Even though it is a relatively small island there are a lot of seafood-heavy dishes as one would expect. But there is still a high meat consumption in Mauritius, particularly chicken. 

What Is Special About Mauritius Food?

A unique feature of Mauritian food is that it encapsulates various cuisines such as Chinese, Creole, French, African, and Indian. Food in Mauritius is particularly seasoned with fresh green chilies as opposed to powdered chili. Dishes often contain high notes of cumin, coriander, and turmeric.

That said, you can expect some rich and strong flavors in the food from Mauritius, credit to all the different spices involved. The amount of delicious dishes on offer is certainly one of the exciting facts about Mauritius for foodies.

Whether it’s a salad, soup, noodle, curry, or rice dish you can be sure to taste some amazingly flavored and well-seasoned Mauritius food on your travels.

Traditional Mauritius Food

Even with the different influences and cultural blend, Mauritius food also incorporates its traditional roots.

Chicken Vindaye Or Vindaye Poule


Chicken vindaye is a traditional creole curry, which is a popular dish served in restaurants or even street markets.

Interestingly, many Creole dishes as opposed to Indian dishes do not marinate the meat overnight. Instead, sauce bases are made from all fresh herbs and ground spices.

The base of the curry sauce is made from a bunch of spices and ingredients like turmeric and mustard seeds, green chili, garlic, and ginger, all ground together in a mortar. These are what give a strong taste to this Mauritius dish.

The chicken gets cooked separately first with onions, and beef, and seasoned heavily. They are then cooked with the sauce to form the perfect combination and texture.

Chicken vindaye goes particularly well with a side of coconut chutney, potato chutney, rice, and some freshly picked salad.

Chilli Cheese And Chicken Balls


Chilli cheese and chicken balls are a traditional Mauritian snack type dish. It’s one you’d expect to find in the street markets, but it’s also a very popular dish for local Mauritians to prepare at home.

This dish uses minced chicken that is seasoned well with chili flakes, paprika, basil, garlic, ginger, salt, and pepper to preferred taste and spice levels. The mixture is then shaped into small balls before getting coated with breadcrumbs and deep-fried until golden brown.

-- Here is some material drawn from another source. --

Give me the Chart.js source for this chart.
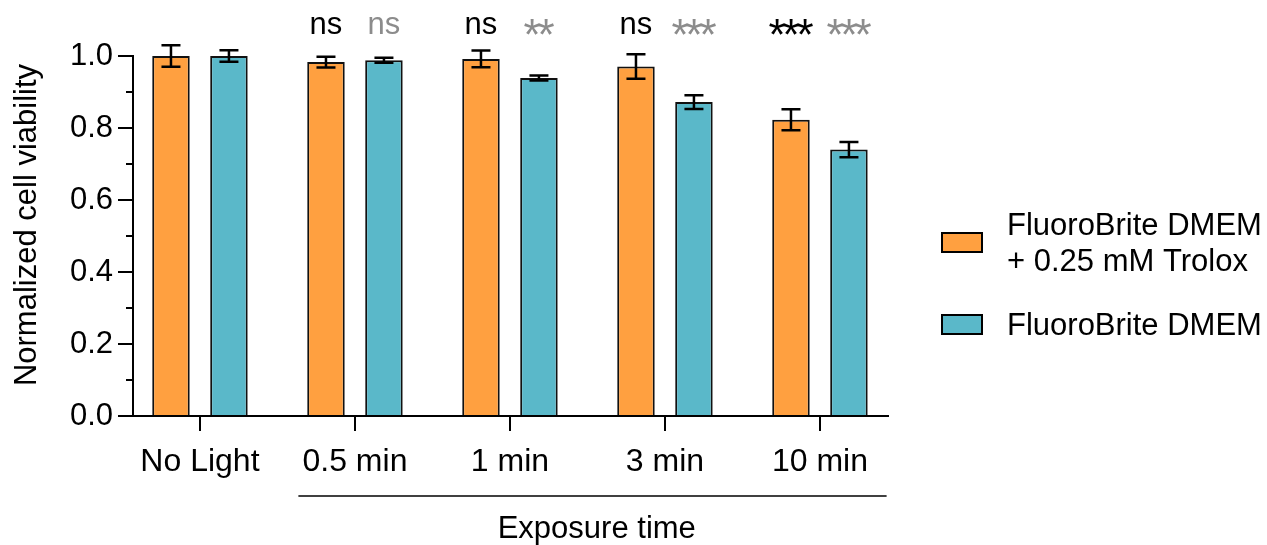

This ultimately results in a delish ball of sinful goodness.

The crispy exterior creates a heavenly contrast with the tender interior. In the center, the balls ooze with a chunk of mozzarella for that extra tangy bite.

To take it up a level, you can even enjoy it with a refreshing sauce. A dip that goes particularly well with this popular food in Mauritius is a fresh chutney made of tomato, diced onion, coriander, and lemon.

Bol Renverse (Magic Bowl)

Bol Renverse is a fusion of Chinese and Mauritian cuisine and is also known as the upside-down bowl. You may have heard of an upside-down pineapple cake – well this is a very similar idea just in stir-fry format. The dish is prepared in reverse quite literally.

The base of the bowl would have a fried egg, and added in would be chicken, vegetables, and lastly, a layer of fluffy rice. The bowl is then tipped over on a plate and there you have it! When you uncover the bowl, all the juicy ingredients are now at the top, sitting on a pile of fragrant, steaming white rice.



Mauritian-style biriyani is an extremely well-known layered-style dish taken from Indian cuisine. It is slightly different from the traditional Indian Biriyani. The Mauritian biriyani places potatoes at the bottom of the pot to soak up all the spices and prevent the rice from overcooking.

This Mauritian dish consists of alternating layers of rice and vegetables, topped with your choice of meat. It is particularly fragrant and aromatic with a careful blend of spices of turmeric, cardamom, and cinnamon.

Biriyani is traditionally a family-style dish as it’s a huge one-pot wonder perfect for a large group of people. Additionally, biriyani is also found in the street markets where generous portions of biriyani rice are topped with fresh cuts of succulent meat.

Mauritian Cari


Cari is a traditional Mauritian curry which is a great flavourful sample of what a typical locally cooked dish in Mauritius would look like. You would find it readily available in many eateries.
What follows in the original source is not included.